Review: LONELY HEARTS (2019)
Reality TV is, unfortunately, big business. Especially shows like The Bachelor or Love Island. And, if you’re like me, you’ve been forced to sit through one and wished somebody would take a machete to the entire cast. Well, the writing/directing team of Jessica Hunt (The Truth Will Out) and Sam Mason-Bell (Millennial Killer, Monstrous Disunion) have a film for you, Lonely Hearts.
Opening with excerpts from audition tapes mixed with the character’s arrival on location, Lonely Hearts introduces us to the show’s cast. There’s the perky and cheerful host Patricia (Sophie Atkinson). There are two older contestants, a man of the cloth Danny (Martin W. Payne, Pandamonium) and widow Carol (Sue Dawes). There are also three younger ones Kirsty (Tyne Stewart), Freddy (Chris Mills, Maniacal) and Claire (Alice Mulholland). The odd mix and odd number of contestants is the first hint that things aren’t what they seem.
By day, they’re pitted against each other in challenges. By night, they’re plied with alcohol and encouraged to hook up. Something the cameras in the tents gladly record. But when one of the contestants decides to leave, things take a dark turn.
With a great tag line like “Date. Mate. Eviscerate” and a poster featuring a torn out heart, you would expect Lonely Hearts to be the horror film it’s billed as. But, it’s actually more of an exploitation film for most of its length. Like Aquaslash the film is pretty much all build up to a final nasty set piece. The big difference is Lonely Hearts is a much better film.
We get plenty of nudity and sex from the youngsters, and a sweet bit of romance from Danny and Carol. Lonely Hearts’ intent is obvious even in the challenges which involve things like skinny-dipping. And, somewhat surprisingly, the nudity is provided by both male and female cast members. Which may also tip you to just where the plot is heading.

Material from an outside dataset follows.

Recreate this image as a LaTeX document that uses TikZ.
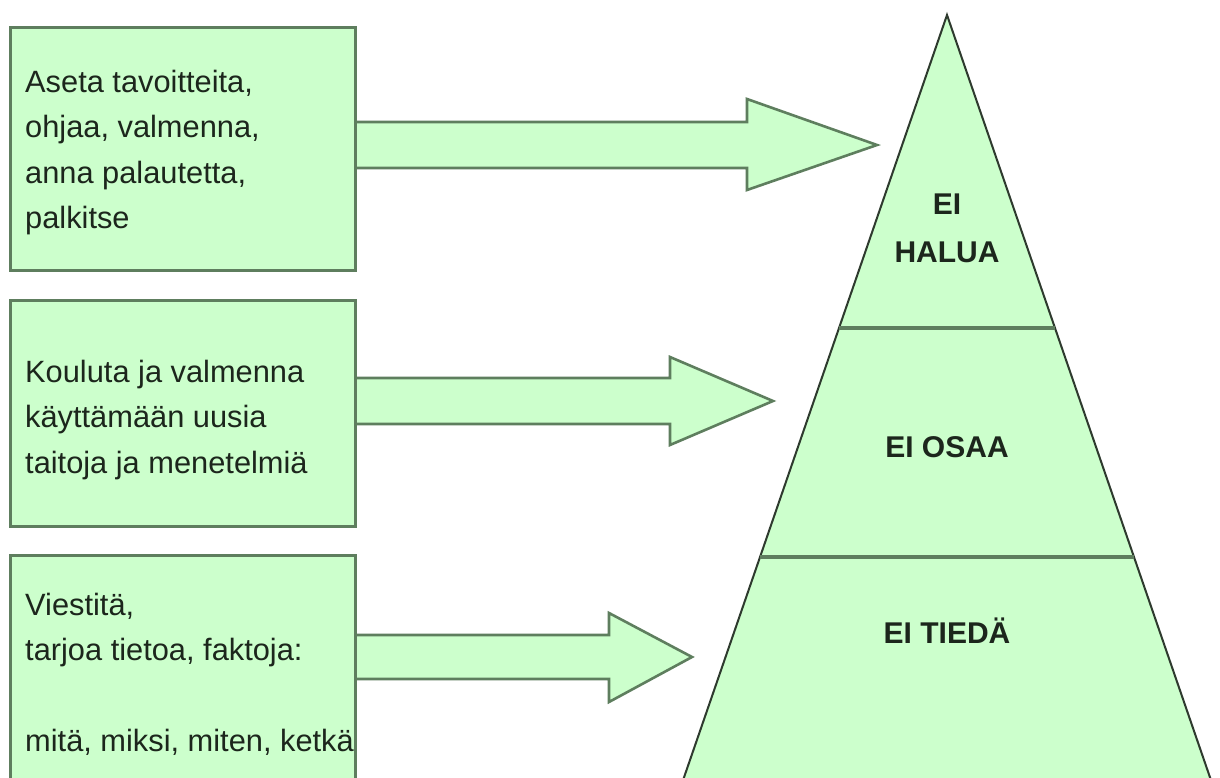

That adds tension to the mix. But it’s not until about the hour mark that anything overt happens. And the hammer doesn’t really drop until the last fifteen minutes. Now, those that are expecting full-on horror may be disappointed. But I found Lonely Hearts to have a well enough done mix of character development and bare skin to keep me interested.
Whether that set up appeals to you or not will depend on your tastes, of course. But I will say that by the end, Lonely Hearts had me wanting to take a shower. And I’d taken one before I sat down to watch it.